Removing Barriers Blog

CUNA Continues to Support Transparent and Accountable Leadership at the CFPB
Posted December 06, 2017 by CUNA Advocacy

Last week CUNA sent Interim CFPB Director Mick Mulvaney a letter outlining changes credit unions would like to see at the CFPB moving forward. As the CFPB leadership litigation disputes continue, CUNA believes that it is important for credit unions to have certainty in the financial services marketplace. Accordingly, we do not support the Lower East Side People’s Federal Credit Union recent petition to remove Director Mulvaney from office. 

On the Friday after Thanksgiving, the day of his resignation, then-Director Cordray selected his Chief of Staff, Leandra English, to be Deputy Director of the Bureau.  Under the Dodd-Frank Act, the Deputy Director serves as Acting Director when the Director is “absent or unavailable.” Prior to the day of Cordray's resignation, David Silberman served as the Acting Deputy Director for nearly two years.  

Later that same evening, President Trump named Mick Mulvaney, the Director of the Office of Management and Budget, interim Director using authority granted to the president by the Vacancies Reform Act.  On Sunday, November 26, English then filed suit against the Administration and Mulvaney for a restraining Order to block Mulvaney’s designation as Acting Director.
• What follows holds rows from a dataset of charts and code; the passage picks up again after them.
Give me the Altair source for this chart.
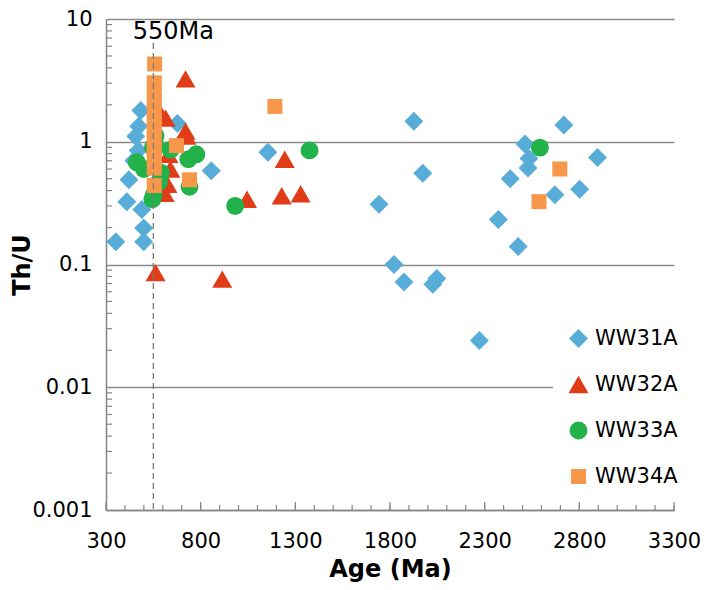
import altair as alt
import pandas as pd

# ---------------- data ----------------
series_names = ["WW31A", "WW32A", "WW33A", "WW34A"]
series_colors = ["#58acd8", "#e03c17", "#22b24a", "#f7974a"]
series_shapes = ["diamond", "triangle-up", "circle", "square"]
series_sizes = [360, 400, 320, 225]

ww31a_age = [352, 410, 421, 447, 457, 473, 484, 470, 489, 499, 499, 677, 856, 1155,
             1742, 1821, 1874, 1926, 1973, 2026, 2047, 2272, 2372, 2435, 2477, 2513,
             2529, 2534, 2671, 2718, 2802, 2896]
ww31a_thu = [0.153, 0.325, 0.49, 0.70, 1.11, 1.34, 1.80, 0.85, 0.28, 0.198, 0.153, 1.41,
             0.58, 0.82, 0.31, 0.10, 0.072, 1.47, 0.555, 0.069, 0.077, 0.024, 0.233, 0.50,
             0.14, 0.96, 0.61, 0.73, 0.37, 1.37, 0.41, 0.745]

ww32a_age = [720, 594, 615, 725, 720, 630, 625, 640, 610, 562, 914, 1045, 1228, 1244, 1328]
ww32a_thu = [3.25, 1.64, 1.56, 1.11, 1.22, 0.79, 0.45, 0.60, 0.38, 0.086, 0.076, 0.34,
             0.363, 0.72, 0.377]

ww33a_age = [463, 562, 548, 560, 641, 735, 777, 741, 552, 545, 590, 580, 982, 1375, 2592, 500]
ww33a_thu = [0.68, 1.12, 0.9, 0.95, 0.86, 0.72, 0.79, 0.43, 0.37, 0.34, 0.56, 0.47, 0.30,
             0.85, 0.895, 0.6]

ww34a_age = [557, 555, 555, 555, 555, 555, 555, 555, 555, 555, 555, 555, 672, 741, 1192,
             2697, 2587]
ww34a_thu = [4.3, 3.02, 2.51, 2.13, 1.77, 1.47, 1.25, 1.04, 0.86, 0.73, 0.61, 0.44, 0.93,
             0.49, 1.94, 0.60, 0.325]

x_major = [300, 800, 1300, 1800, 2300, 2800, 3300]
x_minor = list(range(300, 3301, 100))
y_major = [0.001, 0.01, 0.1, 1, 10]
y_decades = [0.001, 0.01, 0.1, 1]
y_multipliers = [2, 3, 4, 5, 6, 7, 8, 9]
y_minor = [d * m for d in y_decades for m in y_multipliers]

marker_age = [550]
marker_label = ["550Ma"]

# ---------------- table ----------------
rows = []
for i, (name, ages, vals) in enumerate(zip(series_names,
                                           [ww31a_age, ww32a_age, ww33a_age, ww34a_age],
                                           [ww31a_thu, ww32a_thu, ww33a_thu, ww34a_thu])):
    for a, v in zip(ages, vals):
        rows.append({"sample": name, "grp": name, "age": a, "thu": v, "ord": i})
df = pd.DataFrame(rows)

W, H = 568, 491
FONT = "DejaVu Sans"
AXIS_GRAY = "#858585"

xscale = alt.Scale(domain=[300, 3300], nice=False, zero=False)
yscale = alt.Scale(type="log", domain=[0.001, 10], nice=False)

x_axis = alt.Axis(values=x_major, format="d", title="Age (Ma)", grid=False,
                  ticks=False, tickSize=0, labelPadding=37, labelFlush=False,
                  labelBaseline="alphabetic",
                  titleY=66, titleBaseline="alphabetic")
y_axis = alt.Axis(values=y_major, format="~g", title="Th/U", grid=True,
                  ticks=False, tickSize=0, labelPadding=14, labelFlush=False,
                  titleX=-77, titleY=H / 2, titleBaseline="alphabetic")

points = alt.Chart(df).mark_point(filled=True, opacity=1, strokeWidth=0).encode(
    x=alt.X("age:Q", scale=xscale, axis=x_axis),
    y=alt.Y("thu:Q", scale=yscale, axis=y_axis),
    color=alt.Color("sample:N",
                    scale=alt.Scale(domain=series_names, range=series_colors),
                    legend=alt.Legend(title=None)),
    shape=alt.Shape("sample:N",
                    scale=alt.Scale(domain=series_names, range=series_shapes),
                    legend=alt.Legend(title=None)),
    size=alt.Size("grp:N",
                  scale=alt.Scale(type="ordinal", domain=series_names, range=series_sizes),
                  legend=None),
    order=alt.Order("ord:Q"),
)

y_ticks = alt.Chart(pd.DataFrame({"thu": y_minor})).mark_rule(
    color=AXIS_GRAY, strokeWidth=1.2).encode(
    y=alt.Y("thu:Q", scale=yscale, axis=y_axis),
    x=alt.value(0), x2=alt.value(6))

x_ticks_minor = alt.Chart(pd.DataFrame({"age": x_minor})).mark_rule(
    color=AXIS_GRAY, strokeWidth=1.2).encode(
    x=alt.X("age:Q", scale=xscale, axis=x_axis),
    y=alt.value(H), y2=alt.value(H - 5))

x_ticks_major = alt.Chart(pd.DataFrame({"age": x_major})).mark_rule(
    color=AXIS_GRAY, strokeWidth=1.2).encode(
    x=alt.X("age:Q", scale=xscale, axis=x_axis),
    y=alt.value(H), y2=alt.value(H - 8))

marker_df = pd.DataFrame({"age": marker_age, "label": marker_label})
marker_line = alt.Chart(marker_df).mark_rule(
    color="#7a7a7a", strokeWidth=1.3, strokeDash=[6, 4]).encode(
    x=alt.X("age:Q", scale=xscale, axis=x_axis),
    y=alt.value(24), y2=alt.value(H))

marker_text = alt.Chart(marker_df).mark_text(
    align="center", baseline="alphabetic", fontSize=24, font=FONT, color="#000000",
    dx=20).encode(
    x=alt.X("age:Q", scale=xscale, axis=x_axis),
    y=alt.value(20),
    text="label:N")

chart = alt.layer(
    points, marker_line, marker_text, y_ticks, x_ticks_minor, x_ticks_major
).properties(
    width=W, height=H,
    autosize=alt.AutoSizeParams(type="none"),
    padding={"left": 98, "top": 11, "right": 26, "bottom": 72},
).configure_view(
    stroke=None
).configure_axis(
    labelFont=FONT, labelFontSize=21, labelColor="#000000",
    titleFont=FONT, titleFontSize=24, titleFontWeight="bold", titleColor="#000000",
    domainColor=AXIS_GRAY, domainWidth=1.5,
    gridColor="#8a8a8a", gridWidth=1.5, gridOpacity=1,
).configure_legend(
    orient="none", legendX=447, legendY=294,
    fillColor="white", padding=15,
    labelFont=FONT, labelFontSize=21, labelColor="#000000",
    symbolSize=180, symbolStrokeWidth=0, symbolOpacity=1,
    rowPadding=24, labelOffset=6,
)

chart.save("out.html", embed_options={"renderer": "svg", "actions": False})
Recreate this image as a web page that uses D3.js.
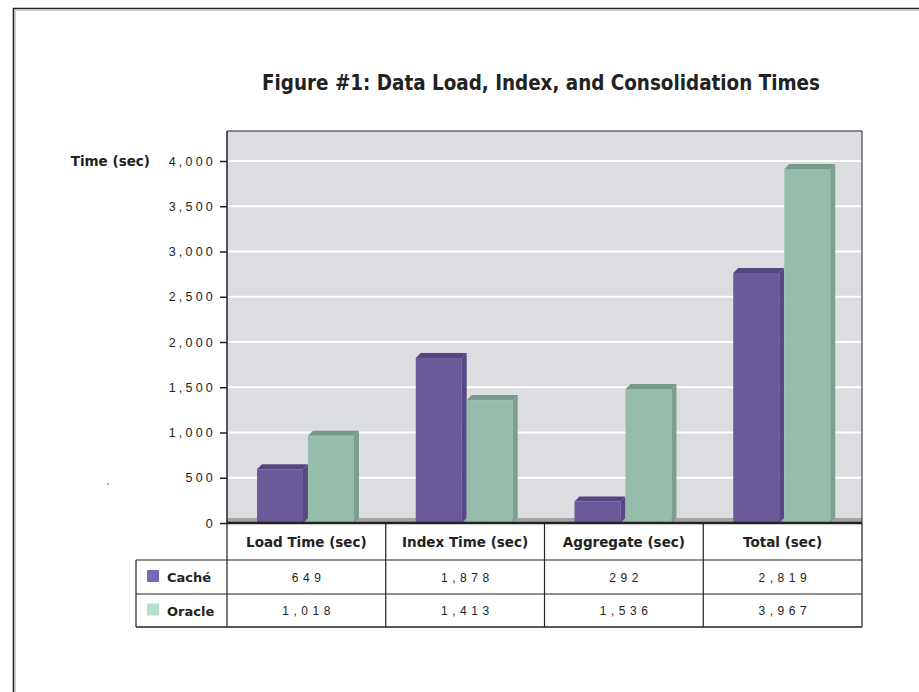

The Order was denied on Tuesday, November 28. English is now seeking a preliminary injunction against Mulvaney. 

The uncertainty surrounding the leadership of the Bureau has potential to impact credit unions as a result of the lack of clarity about pending rules and those finalized, which have not yet had an effective date. Furthermore, the largest credit unions subject to CFPB supervision could be impacted as the status of examinations and exam requirements hang in flux. Additionally, since the CFPB Director sits on the board of FSOC, the uncertainty surrounding leadership of it could have a global impact on the financial services marketplace.  

It is important to have a process in place, which assures leadership of the CFPB has been vetted through the Congressional nomination approval process. We disagree that a non-accountable individual leaving office has Presidential appointment powers with no checks and balances in place. Credit unions need transparency in understanding the views and background of the person leading the CFPB, particularly because of its single director structure with no accountability to Congress.  

As an overarching matter, we believe the confusion about who the director is further validates the need for a multi-member commission. However, until that time, at the very least there must be both accountability and transparency in the process for selecting a CFPB director.